Graduate business schools, eager to enhance their global image and offset declining demand at home, are attracting international students—and that is causing headaches for the schools’ career-services offices.
Tight visa restrictions and complicated paperwork can make hiring overseas candidates a hassle, and with local talent abundant for many positions these days, some companies don’t see much reason to try hiring anyone else. The potential for cultural misunderstandings and additional training costs are just too high. That has left many overseas students with job-offer rates well below their domestic-born peers at many institutions.
Some schools are seeking out companies that are more amenable to sponsoring overseas hires, while others are beefing up their familiarity with foreign markets and employers to improve international hiring opportunities. Still other schools in the U.S. and U.K. are outright dissuading international students from enrolling, warning that the domestic job hunt will be brutal.
At Vanderbilt University’s Owen Graduate School of Management, one-quarter of the Nashville, Tenn., school’s 2011 M.B.A. class was international, with a number of students from China, India and South Korea.
“If we have too high a [percentage] of international students and then we can’t place them, shame on us,” says Tami Fassinger, chief recruiting officer at the school.
“Regardless of how high somebody’s GMAT is, we have to see that career fit as part of the admission equation,” she added, referring to the Graduate Management Admission Test.
In the past two years, Owen has increased support for its foreign-student job seekers, including hiring a dedicated career-services staffer for the international contingent; scheduling “how I did it” presentations by international students who successfully secured jobs in the U.S.; organizing job-hunt trips to Asia; and offering webinars to address cultural gaps and identify companies that are more open to sponsorship.
Despite the school’s efforts, 67% of foreign-born students from Owen’s M.B.A. class of 2011 had accepted jobs within three months of graduation, compared with 85% for domestic students.
Juan Jose Thorne, a 2010 Owen graduate and native of Peru, says he went to a U.S. school in part so he could land a job in the U.S.—ideally at a midsize or large consulting firm. While Mr. Thorne, 31 years old, didn’t have a job lined up at graduation, he found one a few months later as a pricing consultant at Tennessee-based Tractor Supply Co. But without a long-term sponsorship offer, he had to look elsewhere again in early 2011. Mr. Thorne now works out of Nashville for Revionics Inc., a pricing software company. Although Revionics has sponsored him for the long term, Mr. Thorne acknowledges that not all of his international classmates were so lucky.

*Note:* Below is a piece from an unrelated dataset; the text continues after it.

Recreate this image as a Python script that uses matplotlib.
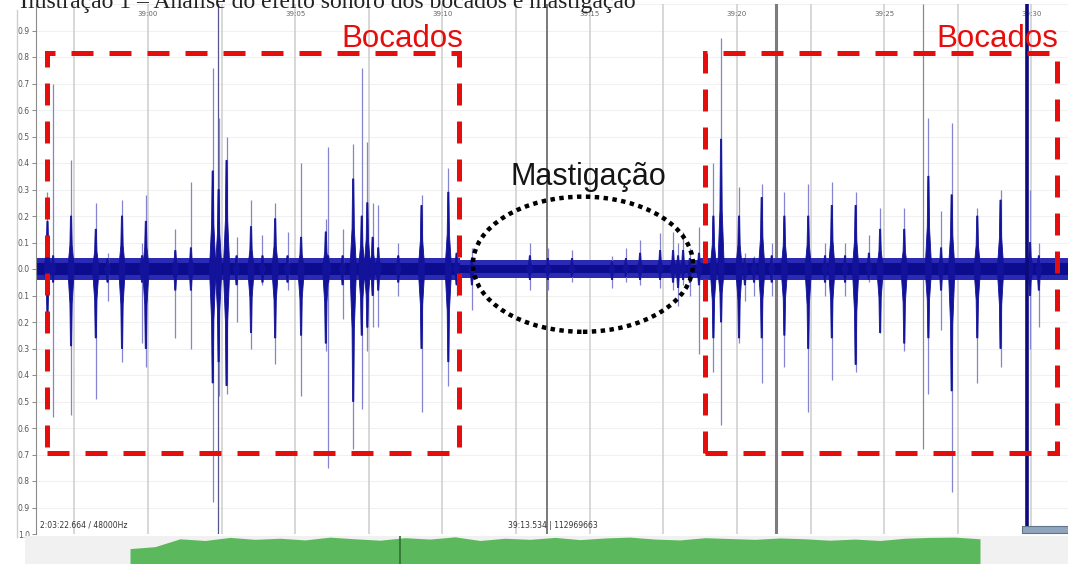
import numpy as np
import matplotlib
matplotlib.use("Agg")
import matplotlib.pyplot as plt
from matplotlib.patches import Rectangle, Ellipse
from matplotlib.lines import Line2D

# ---- data (time in s after 39:00, amplitude -1..1) ----
title = "Ilustração 1 – Análise do efeito sonoro dos bocados e mastigação"
time_ticks = [0, 5, 10, 15, 20, 25, 30]
time_labels = ["39:00", "39:05", "39:10", "39:15", "39:20", "39:25", "39:30"]

band_t = [-3.80, 10.60, 18.70, 31.24]
band_outer = [0.043, 0.034, 0.043]
band_inner = [0.022, 0.016, 0.022]

spike_t = [-3.41, -3.22, -2.61, -1.77, -1.37, -0.88, -0.20, -0.07, 0.93, 1.46,
           2.20, 2.40, 2.67, 3.01, 3.50, 3.89, 4.32, 4.74, 5.20, 6.04,
           6.12, 6.61, 6.97, 7.26, 7.45, 7.63, 7.82, 8.50, 9.29, 10.20,
           10.48, 11.00, 12.97, 13.58, 14.40, 15.76, 16.23, 16.71, 17.39, 17.83,
           18.00, 18.17, 18.40, 18.71, 19.20, 19.46, 20.07, 20.27, 20.58, 20.84,
           21.18, 21.61, 22.42, 22.99, 23.22, 23.67, 24.03, 24.48, 24.86, 25.68,
           26.50, 26.93, 27.29, 28.16, 28.95, 29.95, 30.25]
faint_up = [0.29, 0.70, 0.41, 0.25, 0.06, 0.26, 0.10, 0.28, 0.15, 0.33,
            0.76, 0.57, 0.50, 0.12, 0.26, 0.13, 0.25, 0.14, 0.40, 0.19,
            0.46, 0.15, 0.47, 0.76, 0.48, 0.25, 0.24, 0.10, 0.28, 0.38,
            0.13, 0.08, 0.10, 0.08, 0.07, 0.05, 0.08, 0.11, 0.135, 0.14,
            0.10, 0.14, 0.08, 0.16, 0.40, 0.87, 0.31, 0.06, 0.05, 0.32,
            0.10, 0.29, 0.32, 0.10, 0.33, 0.10, 0.29, 0.13, 0.23, 0.23,
            0.57, 0.22, 0.55, 0.23, 0.30, 0.30, 0.10]
faint_dn = [-0.20, -0.56, -0.55, -0.49, -0.12, -0.35, -0.28, -0.37, -0.26, -0.30,
            -0.88, -0.48, -0.47, -0.20, -0.30, -0.06, -0.36, -0.08, -0.48, -0.31,
            -0.75, -0.19, -0.68, -0.53, -0.31, -0.22, -0.22, -0.10, -0.54, -0.44,
            -0.10, -0.155, -0.08, -0.08, -0.05, -0.07, -0.05, -0.06, -0.07, -0.08,
            -0.14, -0.06, -0.10, -0.32, -0.39, -0.59, -0.28, -0.12, -0.10, -0.43,
            -0.10, -0.37, -0.54, -0.10, -0.42, -0.10, -0.39, -0.05, -0.24, -0.31,
            -0.47, -0.23, -0.84, -0.43, -0.37, -0.30, -0.22]
core_up = [0.18, 0.05, 0.20, 0.15, 0.04, 0.20, 0.05, 0.18, 0.07, 0.08,
           0.37, 0.30, 0.41, 0.05, 0.16, 0.05, 0.19, 0.05, 0.12, 0.14,
           0.05, 0.05, 0.34, 0.20, 0.25, 0.12, 0.08, 0.05, 0.24, 0.29,
           0.06, 0.04, 0.05, 0.04, 0.04, 0.03, 0.04, 0.06, 0.07, 0.07,
           0.05, 0.07, 0.04, 0.06, 0.20, 0.49, 0.20, 0.04, 0.04, 0.27,
           0.05, 0.20, 0.20, 0.05, 0.24, 0.05, 0.24, 0.06, 0.15, 0.15,
           0.35, 0.08, 0.28, 0.20, 0.26, 0.10, 0.05]
core_dn = [-0.17, -0.05, -0.29, -0.26, -0.05, -0.30, -0.05, -0.30, -0.08, -0.08,
           -0.43, -0.35, -0.44, -0.06, -0.24, -0.05, -0.26, -0.05, -0.25, -0.28,
           -0.05, -0.06, -0.50, -0.25, -0.22, -0.10, -0.08, -0.05, -0.30, -0.35,
           -0.06, -0.06, -0.04, -0.04, -0.03, -0.04, -0.03, -0.04, -0.04, -0.05,
           -0.07, -0.04, -0.05, -0.06, -0.26, -0.20, -0.26, -0.06, -0.05, -0.26,
           -0.05, -0.25, -0.30, -0.05, -0.26, -0.05, -0.36, -0.04, -0.24, -0.28,
           -0.26, -0.08, -0.46, -0.26, -0.30, -0.10, -0.08]

big_t, big_up, big_dn = 29.85, 1.00, -0.975

marker_t = [2.38, 13.55, 21.32]
marker_col = ["#55558f", "#6e6e6e", "#7c7c7c"]
marker_lw = [0.9, 1.3, 2.2]
short_marker_t, short_marker_low = 26.32, -0.68

overview_env = [0.55, 0.62, 0.90, 0.84, 0.95, 0.88, 0.92, 0.86, 0.96, 0.90,
                0.85, 0.94, 0.89, 0.97, 0.84, 0.92, 0.88, 0.95, 0.87, 0.93,
                0.96, 0.89, 0.86, 0.94, 0.91, 0.88, 0.93, 0.90, 0.85, 0.89,
                0.84, 0.92, 0.95, 0.96, 0.90]

W, H = 1068, 564
fx = lambda px: px / W
fy = lambda py: 1 - py / H

fig = plt.figure(figsize=(W / 100, H / 100), dpi=100)

ax = fig.add_axes([fx(36), fy(534), 1 - fx(36), (534 - 4) / H])
ax.set_xlim(-3.80, 31.24)
ax.set_ylim(-1, 1)

# grid
yt = np.round(np.arange(-1, 1.01, 0.1), 1)
for v in yt:
    ax.axhline(v, color="#f1f1f1", lw=0.8, zorder=0)
for t in np.arange(-2.5, 31.5, 2.5):
    ax.axvline(t, color="#cdcdcd", lw=1.1, zorder=0.5)
for t, c, w in zip(marker_t, marker_col, marker_lw):
    ax.axvline(t, color=c, lw=w, zorder=0.6)
ax.vlines(short_marker_t, short_marker_low, 1.0, color="#8a8a8a", lw=0.9, zorder=0.6)

# waveform: noise band, faint peak lines, tapered dark cores
bo = band_outer + band_outer[-1:]
bi = band_inner + band_inner[-1:]
ax.fill_between(band_t, [-b for b in bo], bo, step="post", color="#2a2ab4", lw=0, zorder=2)
ax.fill_between(band_t, [-b for b in bi], bi, step="post", color="#0c0c8e", lw=0, zorder=2.1)
ax.vlines(spike_t, faint_dn, faint_up, color="#8585cf", lw=0.9, zorder=2.2)
hw = 0.11
for t, up, dn in zip(spike_t, core_up, core_dn):
    xs = [t - hw, t - hw * 0.35, t - 0.02, t + 0.02, t + hw * 0.35, t + hw,
          t + hw * 0.35, t + 0.02, t - 0.02, t - hw * 0.35]
    ys = [0, up * 0.45, up, up, up * 0.45, 0, dn * 0.45, dn, dn, dn * 0.45]
    ax.fill(xs, ys, color="#12129a", lw=0.6, ec="#12129a", zorder=2.3)
ax.vlines(big_t, big_dn, big_up, color="#0b0b7c", lw=2.6, zorder=2.4)

# annotations
red = "#e60d0d"
for x0, x1 in [(-3.41, 10.57), (18.91, 30.86)]:
    ax.add_patch(Rectangle((x0, -0.693), x1 - x0, 0.814 + 0.693, fill=False,
                           ec=red, lw=3.6, ls=(0, (4.4, 3.2)), zorder=5))
ax.add_patch(Ellipse((14.77, 0.018), 7.47, 0.51, fill=False, ec="black",
                     lw=3.2, ls=(0, (1, 1)), zorder=5))
sans = ["Liberation Sans", "DejaVu Sans"]
ax.text(10.70, 0.838, "Bocados", color=red, fontsize=22.5, family=sans,
        ha="right", va="baseline", zorder=6)
ax.text(30.90, 0.838, "Bocados", color=red, fontsize=22.5, family=sans,
        ha="right", va="baseline", zorder=6)
ax.text(14.94, 0.317, "Mastigação", color="#151515", fontsize=22, family=sans,
        ha="center", va="baseline", zorder=6)

for t, lab in zip(time_ticks, time_labels):
    ax.text(t, 0.962, lab, ha="center", va="center", fontsize=5, color="#666666", zorder=1)

ax.set_yticks(yt[:-1])
ax.set_yticklabels([f"{abs(v):.1f}" for v in yt[:-1]])
ax.tick_params(axis="y", direction="out", length=3, width=0.6, color="#777777",
               labelsize=5.5, labelcolor="#555555", pad=1.5)
ax.set_xticks([])
for s in ["top", "right", "bottom"]:
    ax.spines[s].set_visible(False)
ax.spines["left"].set_color("#8a8a8a")
ax.spines["left"].set_linewidth(0.8)

fig.add_artist(Line2D([fx(17), fx(17)], [fy(10), fy(537)], color="#cfcfcf", lw=1))

# overview strip
sax = fig.add_axes([fx(25), 0, 1 - fx(25), (564 - 536) / H])
sax.set_facecolor("#f1f1f1")
sax.set_xlim(0, 1)
sax.set_ylim(0, 1)
pos = np.linspace((130 - 25) / 1043, (980 - 25) / 1043, len(overview_env))
sax.fill_between(pos, 0, overview_env, color="#5cb85c", lw=0)
sax.axvline((400 - 25) / 1043, color="#2f6f2f", lw=1.2)
sax.set_xticks([]); sax.set_yticks([])
for s in sax.spines.values():
    s.set_visible(False)

fig.text(fx(20), fy(8), title, family=["Liberation Serif", "DejaVu Serif"],
         fontsize=17, va="baseline", color="#222222")
fig.text(fx(40), fy(528), "2:03:22.664 / 48000Hz", fontsize=5.5, va="baseline", color="#333333")
fig.text(fx(508), fy(528), "39:13.534 | 112969663", fontsize=5.5, va="baseline", color="#333333")
fig.add_artist(Rectangle((fx(1022), fy(533)), fx(1068) - fx(1022), 7 / H,
                         transform=fig.transFigure, fc="#8fa5bd", ec="#60748c", lw=0.8))

fig.savefig("out.png", dpi=100)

At the University of Rochester’s Simon Graduate School of Business, administrators this winter visited with more than 20 multinational companies in China, including Goldman Sachs Group Inc. and Accenture PLC, to learn what they are looking for in new hires and encourage them to consider Simon’s international students for those overseas posts. More than half the students in Simon’s M.B.A. class that started last fall are international; the same is true for the students who enrolled last autumn in the school’s one-year master’s program in finance.
Delores Conway, associate dean of master’s programs and a member of the visiting delegation, says several companies already have added new jobs in China to the Rochester, N.Y., school’s career-services website.
Simon also helps international students who don’t yet have jobs to land short-term consulting engagements in the U.S. The thinking is it will tide them over for a few months after graduation and allow them to continue hunting for a more permanent U.S.-based position. Such short stints are proving particularly popular in private equity and investment banking, where firms want assistance on analytic or financial projects.
India native Rajeev Samuel, 30, wanted to stay in the U.S. after his graduation from the Simonschool, preferably near his wife, who is based in Chicago. At one U.S. company, Mr. Samuel made it to a final-round interview only to have the company ask if he would relocate to India or China for the job. “I’m paying for a U.S. school in U.S. dollars, and I don’t think I can pay it back using an Indian salary,” he says.
After interviewing with five different companies, the best offer he got was in Montreal. Mr. Samuel will begin work this summer at miner Rio Tinto, focusing on pricing strategies for a new India-based joint venture. He is currently taking French lessons to prepare for the move.
Hult International Business School is also keeping job prospects in mind when considering international applicants, and has begun to discourage students from outside the European Union from enrolling at its London campus. Last year, 63% of non-EU students at the London campus accepted job offers within three months of graduation, compared with 84% of those with EU citizenship.
International students who do enroll at Hult’s London branch are encouraged to take a three-pronged approach to the job hunt: seek sponsorship in the U.K., search for a job at a multinational company in their home country, or find a local company back home. Most are aiming for the first path, says Paula Quinton-Jones, career-services director for Hult’s London campus.